Не во всем он был согласен с Карлом. Он считал, что создание Центрального комитета специальной антимилитаристской пропаганды, как того требовал Либкнехт, придало бы партии односторонний характер, привело бы к массовым репрессиям властей против членов партии, ведущих антимилитаристскую агитацию, и могло послужить поводом для издания новых исключительных законов против социал-демократии. Он пытался доказать это Карлу, но, убедившись, что на него доказательства не производят впечатления, прекратил спор. Зато он был по-настоящему горд той огромной популярностью, какую Карл сумел завоевать за три дня процесса.

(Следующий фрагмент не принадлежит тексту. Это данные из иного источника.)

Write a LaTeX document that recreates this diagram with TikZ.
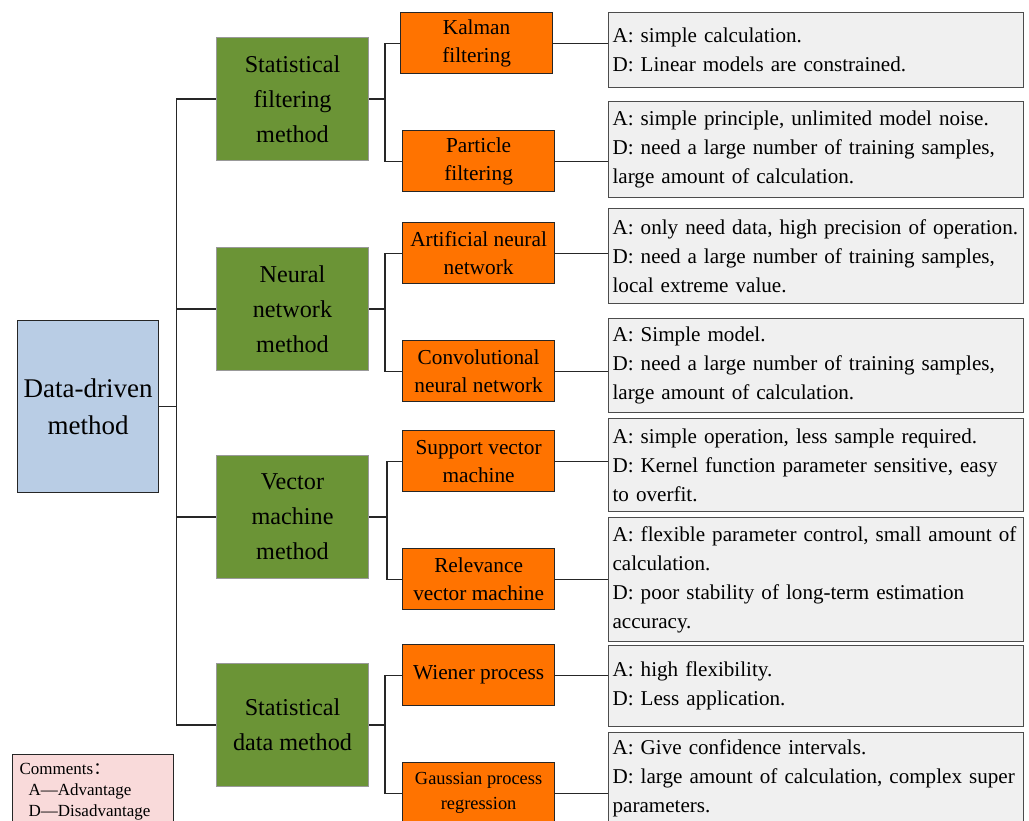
\documentclass[tikz,border=0pt]{standalone}
\usepackage{fontspec}
\setmainfont{Liberation Serif}
\newfontfamily\cjkfont{Noto Sans CJK SC}
\usetikzlibrary{positioning}
\definecolor{ink}     {HTML}{262626}
\definecolor{rootblue}{HTML}{B9CDE5}
\definecolor{olive}   {HTML}{6B9436}
\definecolor{orng}    {HTML}{FF7300}
\definecolor{paper}   {HTML}{F0F0F0}
\definecolor{memopink}{HTML}{F9DADA}
\tikzset{
  base/.style     = {draw=ink, line width=1.2pt, inner sep=0pt,
                     align=center, anchor=north west},
  rootbox/.style  = {base, fill=rootblue, minimum width=141, minimum height=172,
                     font=\fontsize{27}{37}\selectfont},
  method/.style   = {base, draw=black!40, line width=1pt, fill=olive,
                     minimum width=152, minimum height=123,
                     font=\fontsize{24.2}{35}\selectfont},
  leaf/.style     = {base, fill=orng, minimum width=152, minimum height=61,
                     font=\fontsize{21.3}{28}\selectfont},
  note/.style     = {base, draw=black!70, fill=paper, text width=407,
                     inner xsep=4pt, align=left,
                     font=\fontsize{21.1}{29}\selectfont},
  memo/.style     = {base, fill=memopink, text width=147, inner xsep=7pt,
                     inner ysep=9pt, align=left,
                     font=\fontsize{17}{21}\selectfont},
  link/.style     = {line width=1.1pt, ink},
}
\begin{document}
\begin{tikzpicture}[x=1pt, y=-1pt]

  \useasboundingbox (0,0) rectangle (1029,820);
  \clip (0,0) rectangle (1029,820);

  % --- root ---
  \node[rootbox] (root) at (17,320) {Data-driven\\method};

  % --- methods ---
  \node[method] (sfm) at (216,37)  {Statistical\\filtering\\method};
  \node[method] (nnm) at (216,247) {Neural\\network\\method};
  \node[method] (vmm) at (216,455) {Vector\\machine\\method};
  \node[method] (sdm) at (216,663) {Statistical\\data method};

  % --- algorithms ---
  \node[leaf] (kal) at (400,12)  {Kalman\\filtering};
  \node[leaf] (pf)  at (402,130) {Particle\\filtering};
  \node[leaf] (ann) at (402,222) {Artificial neural\\network};
  \node[leaf] (cnn) at (402,340) {Convolutional\\neural network};
  \node[leaf] (svm) at (402,430) {Support vector\\machine};
  \node[leaf] (rvm) at (402,548) {Relevance\\vector machine};
  \node[leaf] (wp)  at (402,644) {Wiener process};
  \node[leaf, font=\fontsize{18.4}{25}\selectfont] (gpr) at (402,762)
        {Gaussian process\\regression};

  % --- pros and cons ---
  \node[note, minimum height=75] (n1) at (608,12)
        {A: simple calculation.\\D: Linear models are constrained.};
  \node[note, minimum height=96] (n2) at (608,101)
        {A: simple principle, unlimited model noise.\\D: need a large number of training samples,\\large amount of calculation.};
  \node[note, minimum height=95] (n3) at (608,208)
        {A: only need data, high precision of operation.\\D: need a large number of training samples,\\local extreme value.};
  \node[note, minimum height=94] (n4) at (608,318)
        {A: Simple model.\\D: need a large number of training samples,\\large amount of calculation.};
  \node[note, minimum height=93] (n5) at (608,418)
        {A: simple operation, less sample required.\\D: Kernel function parameter sensitive, easy\\to overfit.};
  \node[note, minimum height=124] (n6) at (608,517)
        {A: flexible parameter control, small amount of\\calculation.\\D: poor stability of long-term estimation\\accuracy.};
  \node[note, minimum height=81] (n7) at (608,645)
        {A: high flexibility.\\D: Less application.};
  \node[note, minimum height=92] (n8) at (608,732)
        {A: Give confidence intervals.\\D: large amount of calculation, complex super\\parameters.};

  % --- legend ---
  \node[memo] (cmt) at (12,754)
        {Comments{\cjkfont ：}\\\hspace{9pt}A—Advantage\\\hspace{9pt}D—Disadvantage};

  % --- root to methods ---
  \draw[link] (root.east) -- ++(17,0) |- (sfm.west);
  \draw[link] (root.east) -- ++(17,0) |- (nnm.west);
  \draw[link] (root.east) -- ++(17,0) |- (vmm.west);
  \draw[link] (root.east) -- ++(17,0) |- (sdm.west);

  % --- methods to algorithms ---
  \draw[link] (sfm.east) -- ++(16,0) |- (kal.west);
  \draw[link] (sfm.east) -- ++(16,0) |- (pf.west);
  \draw[link] (nnm.east) -- ++(16,0) |- (ann.west);
  \draw[link] (nnm.east) -- ++(16,0) |- (cnn.west);
  \draw[link] (vmm.east) -- ++(18,0) |- (svm.west);
  \draw[link] (vmm.east) -- ++(18,0) |- (rvm.west);
  \draw[link] (sdm.east) -- ++(16,0) |- (wp.west);
  \draw[link] (sdm.east) -- ++(16,0) |- (gpr.west);

  % --- algorithms to notes ---
  \draw[link] (kal.east) -- (kal.east -| n1.west);
  \draw[link] (pf.east)  -- (pf.east -| n2.west);
  \draw[link] (ann.east) -- (ann.east -| n3.west);
  \draw[link] (cnn.east) -- (cnn.east -| n4.west);
  \draw[link] (svm.east) -- (svm.east -| n5.west);
  \draw[link] (rvm.east) -- (rvm.east -| n6.west);
  \draw[link] (wp.east)  -- (wp.east -| n7.west);
  \draw[link] (gpr.east) -- (gpr.east -| n8.west);

\end{tikzpicture}
\end{document}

Он гордился Карлом и с надеждой смотрел на него.
Он думал об уходящем поколении истинных борцов за социализм. Мысленно подсчитывал, сколько их осталось. Убедился, что для такого подсчета хватает пальцев на руках. Прикинул, кто же придет к ним на смену? Кто сможет возглавить движение, когда их не станет и его, Бебеля, не будет? И снова с надеждой посмотрел на Карла.
Наконец они простились. Либкнехт отправлялся в крепость.
Вот и раскрылись ворота Глацкой крепости. И захлопнулись. А вот и камера. Первая камера, в которую Карл Либкнехт попал как осужденный. Первая, но не последняя…
Глава 4
«Это наказание— самая большая честь,
которая до сих пор мне была оказана»
Для человека, подобного Либкнехту, одиночество невыносимо. Общение с живыми людьми, бурная, полнокровная деятельность нужны были ему, как воздух; чтобы всегда было некогда, чтобы нужно было успеть столько, сколько один человек за одни сутки физически не может успеть; чтобы были телефонные звонки, чтобы приходили люди, чтобы надо было кому-то советовать, кого-то отстаивать, с кем-то воевать. Словом, чтобы жизнь мчалась, как автомобиль на последней скорости. Никакая другая жизнь не могла его устроить.
И хотя камера его была обыкновенной камерой, и хотя режим не особенно строгим, и хотя он имел возможность гулять на территории крепости и не был лишен права переписки, и хотя весной у него было полно цветов, Либкнехт метался в четырех стенах, не находя успокоения.
Пожалуй, его камера выгодно отличалась от многих других подобных: стол, заваленный книгами, журналами, газетами; книги в ящике; сколоченные четыре досточки, образующие нечто вроде книжных полок, стоящих прямо на полу; стул, который не привинчен к полу, — его можно передвигать к окну и выглядывать наружу.
Разумеется, он не сидел без дела. Разумеется, он писал, и писал много и подолгу, но… это была не та работа, которой он жаждал, да и шла она медленно, вяловато.
Он задыхался от своей изолированности, от невозможности поговорить с близким товарищем, оттого, что был лишен привычного общения с народом, бурных речей на митингах, атмосферы судебных процессов, где он умудрялся выдирать из цепких лап правосудия, казалось бы, заранее и безнадежно обреченных рабочих, революционеров, студентов.
И еще — очень тревожила жена. И старший сын Гельми.
У фрау Юлии начались приступы острых болей в правом боку. Гельми хворал и лежал в постели. Правда, в последнем письме фрау Юлия писала, что она чувствует себя гораздо лучше и поднялась на ноги, но ведь не исключено, что это просто в утешение мужу, которого лучше сейчас не волновать, — хватит с него и своих тревог… Надо написать ее врачу, узнать у него правду. Быть может, Юлии следует отправиться в Карлсбад, на курорт? Не сейчас — как только он отбудет свой срок.
Восемнадцать месяцев. Семь из них уже прошло. Сейчас весна. Даже тут, в крепости, дышать стало легче. Потом — цветы. И еще — он приручил черного дрозда. Каждое утро птица прилетает к нему, садится сперва на карниз, потом, смешно озираясь по сторонам, словно проверяя, не подсматривают ли тюремщики, быстро перепрыгивает на оконную решетку и, склонив голову набок, ждет. Он кормит птицу, радуется ее прилетам, как будто в эти часы приходит единственный друг, облегчающий жизнь затворника.
Сегодня 26 мая. Вечереет. Сегодня был хороший день: прибыло письмо от Юлии и пачка газет. Он читал их, не отрываясь, от первой до последней буквы. Наспех. Завтра можно будет еще раз перечитать, повнимательней.
Он садится за свой стол, аккуратно сдвигает стопки книг, освобождая место, и пишет письмо.
Это одно из двух дошедших до нас писем Карла Либкнехта к его первой жене.